═════ Dataset excerpt

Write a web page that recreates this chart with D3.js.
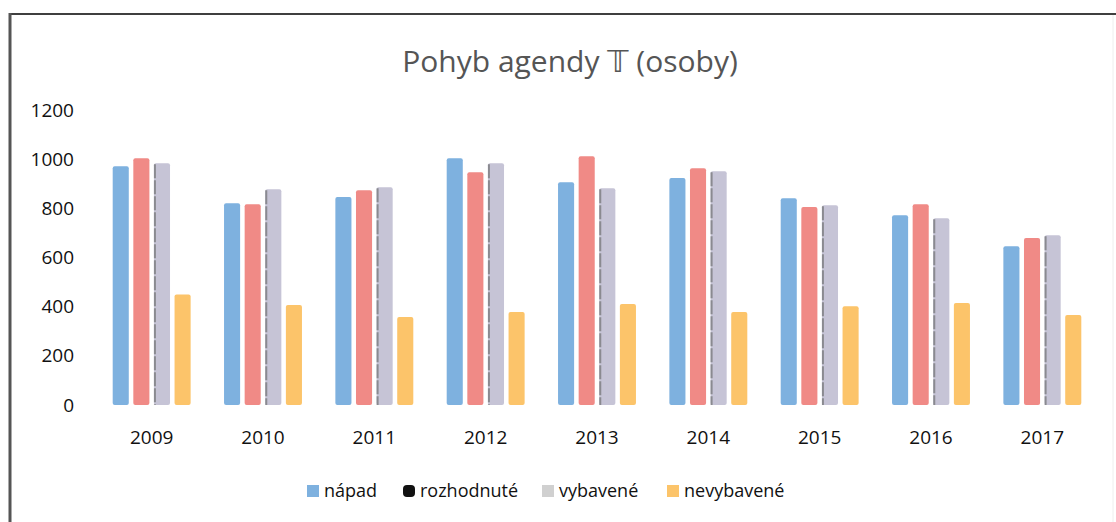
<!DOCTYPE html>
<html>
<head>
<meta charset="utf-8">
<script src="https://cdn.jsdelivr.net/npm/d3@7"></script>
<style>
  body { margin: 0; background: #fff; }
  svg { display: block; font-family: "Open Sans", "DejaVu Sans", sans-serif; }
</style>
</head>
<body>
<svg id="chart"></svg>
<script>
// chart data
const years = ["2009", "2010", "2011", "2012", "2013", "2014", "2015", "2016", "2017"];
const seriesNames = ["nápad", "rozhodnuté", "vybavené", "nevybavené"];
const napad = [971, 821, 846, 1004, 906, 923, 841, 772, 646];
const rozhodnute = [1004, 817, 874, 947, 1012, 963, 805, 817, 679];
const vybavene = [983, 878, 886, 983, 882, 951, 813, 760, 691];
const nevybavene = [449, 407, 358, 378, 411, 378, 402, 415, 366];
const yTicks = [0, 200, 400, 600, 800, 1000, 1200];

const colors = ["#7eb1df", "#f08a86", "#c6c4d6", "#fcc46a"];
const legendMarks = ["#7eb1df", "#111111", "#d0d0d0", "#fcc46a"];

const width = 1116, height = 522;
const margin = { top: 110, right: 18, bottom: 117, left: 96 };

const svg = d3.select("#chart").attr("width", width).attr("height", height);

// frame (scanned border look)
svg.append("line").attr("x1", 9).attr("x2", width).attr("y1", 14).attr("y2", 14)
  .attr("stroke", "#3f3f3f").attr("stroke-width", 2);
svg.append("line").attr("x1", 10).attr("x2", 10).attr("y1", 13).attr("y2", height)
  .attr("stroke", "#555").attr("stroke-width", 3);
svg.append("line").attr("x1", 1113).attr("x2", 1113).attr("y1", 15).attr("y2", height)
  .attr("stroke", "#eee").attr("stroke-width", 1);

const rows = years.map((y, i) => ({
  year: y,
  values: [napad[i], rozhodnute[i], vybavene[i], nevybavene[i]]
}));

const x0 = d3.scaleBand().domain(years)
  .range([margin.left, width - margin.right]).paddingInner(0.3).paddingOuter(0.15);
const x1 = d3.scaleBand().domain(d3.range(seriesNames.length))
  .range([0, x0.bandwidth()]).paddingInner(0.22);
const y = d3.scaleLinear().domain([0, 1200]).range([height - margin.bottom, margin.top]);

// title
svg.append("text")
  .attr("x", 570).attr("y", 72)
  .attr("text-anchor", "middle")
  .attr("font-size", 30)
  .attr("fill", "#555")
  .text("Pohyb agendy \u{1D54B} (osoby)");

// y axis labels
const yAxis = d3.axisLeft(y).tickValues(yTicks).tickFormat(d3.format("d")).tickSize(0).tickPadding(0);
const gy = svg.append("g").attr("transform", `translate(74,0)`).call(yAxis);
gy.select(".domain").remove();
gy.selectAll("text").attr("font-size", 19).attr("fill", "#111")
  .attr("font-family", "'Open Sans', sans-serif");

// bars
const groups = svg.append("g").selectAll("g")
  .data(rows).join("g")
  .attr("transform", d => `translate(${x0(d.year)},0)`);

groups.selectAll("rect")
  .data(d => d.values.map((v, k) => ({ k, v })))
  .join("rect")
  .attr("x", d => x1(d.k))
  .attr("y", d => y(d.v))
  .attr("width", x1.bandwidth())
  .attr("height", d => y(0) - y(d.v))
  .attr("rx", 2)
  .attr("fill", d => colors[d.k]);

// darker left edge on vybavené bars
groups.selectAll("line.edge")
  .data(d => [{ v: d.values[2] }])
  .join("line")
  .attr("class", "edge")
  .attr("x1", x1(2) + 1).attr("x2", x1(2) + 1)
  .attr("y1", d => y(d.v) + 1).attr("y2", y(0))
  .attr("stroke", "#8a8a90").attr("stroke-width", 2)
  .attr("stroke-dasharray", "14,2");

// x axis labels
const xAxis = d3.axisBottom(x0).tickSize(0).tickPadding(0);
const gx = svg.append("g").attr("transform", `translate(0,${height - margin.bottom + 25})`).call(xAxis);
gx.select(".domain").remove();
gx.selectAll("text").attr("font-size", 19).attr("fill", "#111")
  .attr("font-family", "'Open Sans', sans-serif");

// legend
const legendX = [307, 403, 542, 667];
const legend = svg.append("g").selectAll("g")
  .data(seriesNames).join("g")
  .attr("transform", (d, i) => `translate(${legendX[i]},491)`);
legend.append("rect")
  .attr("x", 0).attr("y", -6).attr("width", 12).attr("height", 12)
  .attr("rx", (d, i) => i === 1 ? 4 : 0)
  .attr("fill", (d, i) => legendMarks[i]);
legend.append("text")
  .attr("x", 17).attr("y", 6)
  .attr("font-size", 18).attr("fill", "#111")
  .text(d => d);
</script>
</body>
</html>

══════════

Exercise objective: Reproduce each line exactly as it appears, omitting the pictures.

Exercise response:
Write a web page that recreates this chart with D3.js.
<!DOCTYPE html>
<html>
<head>
<meta charset="utf-8">
<script src="https://cdn.jsdelivr.net/npm/d3@7"></script>
<style>
  body { margin: 0; background: #fff; }
  svg { display: block; font-family: "Open Sans", "DejaVu Sans", sans-serif; }
</style>
</head>
<body>
<svg id="chart"></svg>
<script>
// chart data
const years = ["2009", "2010", "2011", "2012", "2013", "2014", "2015", "2016", "2017"];
const seriesNames = ["nápad", "rozhodnuté", "vybavené", "nevybavené"];
const napad = [971, 821, 846, 1004, 906, 923, 841, 772, 646];
const rozhodnute = [1004, 817, 874, 947, 1012, 963, 805, 817, 679];
const vybavene = [983, 878, 886, 983, 882, 951, 813, 760, 691];
const nevybavene = [449, 407, 358, 378, 411, 378, 402, 415, 366];
const yTicks = [0, 200, 400, 600, 800, 1000, 1200];

const colors = ["#7eb1df", "#f08a86", "#c6c4d6", "#fcc46a"];
const legendMarks = ["#7eb1df", "#111111", "#d0d0d0", "#fcc46a"];

const width = 1116, height = 522;
const margin = { top: 110, right: 18, bottom: 117, left: 96 };

const svg = d3.select("#chart").attr("width", width).attr("height", height);

// frame (scanned border look)
svg.append("line").attr("x1", 9).attr("x2", width).attr("y1", 14).attr("y2", 14)
  .attr("stroke", "#3f3f3f").attr("stroke-width", 2);
svg.append("line").attr("x1", 10).attr("x2", 10).attr("y1", 13).attr("y2", height)
  .attr("stroke", "#555").attr("stroke-width", 3);
svg.append("line").attr("x1", 1113).attr("x2", 1113).attr("y1", 15).attr("y2", height)
  .attr("stroke", "#eee").attr("stroke-width", 1);

const rows = years.map((y, i) => ({
  year: y,
  values: [napad[i], rozhodnute[i], vybavene[i], nevybavene[i]]
}));

const x0 = d3.scaleBand().domain(years)
  .range([margin.left, width - margin.right]).paddingInner(0.3).paddingOuter(0.15);
const x1 = d3.scaleBand().domain(d3.range(seriesNames.length))
  .range([0, x0.bandwidth()]).paddingInner(0.22);
const y = d3.scaleLinear().domain([0, 1200]).range([height - margin.bottom, margin.top]);

// title
svg.append("text")
  .attr("x", 570).attr("y", 72)
  .attr("text-anchor", "middle")
  .attr("font-size", 30)
  .attr("fill", "#555")
  .text("Pohyb agendy \u{1D54B} (osoby)");

// y axis labels
const yAxis = d3.axisLeft(y).tickValues(yTicks).tickFormat(d3.format("d")).tickSize(0).tickPadding(0);
const gy = svg.append("g").attr("transform", `translate(74,0)`).call(yAxis);
gy.select(".domain").remove();
gy.selectAll("text").attr("font-size", 19).attr("fill", "#111")
  .attr("font-family", "'Open Sans', sans-serif");

// bars
const groups = svg.append("g").selectAll("g")
  .data(rows).join("g")
  .attr("transform", d => `translate(${x0(d.year)},0)`);

groups.selectAll("rect")
  .data(d => d.values.map((v, k) => ({ k, v })))
  .join("rect")
  .attr("x", d => x1(d.k))
  .attr("y", d => y(d.v))
  .attr("width", x1.bandwidth())
  .attr("height", d => y(0) - y(d.v))
  .attr("rx", 2)
  .attr("fill", d => colors[d.k]);

// darker left edge on vybavené bars
groups.selectAll("line.edge")
  .data(d => [{ v: d.values[2] }])
  .join("line")
  .attr("class", "edge")
  .attr("x1", x1(2) + 1).attr("x2", x1(2) + 1)
  .attr("y1", d => y(d.v) + 1).attr("y2", y(0))
  .attr("stroke", "#8a8a90").attr("stroke-width", 2)
  .attr("stroke-dasharray", "14,2");

// x axis labels
const xAxis = d3.axisBottom(x0).tickSize(0).tickPadding(0);
const gx = svg.append("g").attr("transform", `translate(0,${height - margin.bottom + 25})`).call(xAxis);
gx.select(".domain").remove();
gx.selectAll("text").attr("font-size", 19).attr("fill", "#111")
  .attr("font-family", "'Open Sans', sans-serif");

// legend
const legendX = [307, 403, 542, 667];
const legend = svg.append("g").selectAll("g")
  .data(seriesNames).join("g")
  .attr("transform", (d, i) => `translate(${legendX[i]},491)`);
legend.append("rect")
  .attr("x", 0).attr("y", -6).attr("width", 12).attr("height", 12)
  .attr("rx", (d, i) => i === 1 ? 4 : 0)
  .attr("fill", (d, i) => legendMarks[i]);
legend.append("text")
  .attr("x", 17).attr("y", 6)
  .attr("font-size", 18).attr("fill", "#111")
  .text(d => d);
</script>
</body>
</html>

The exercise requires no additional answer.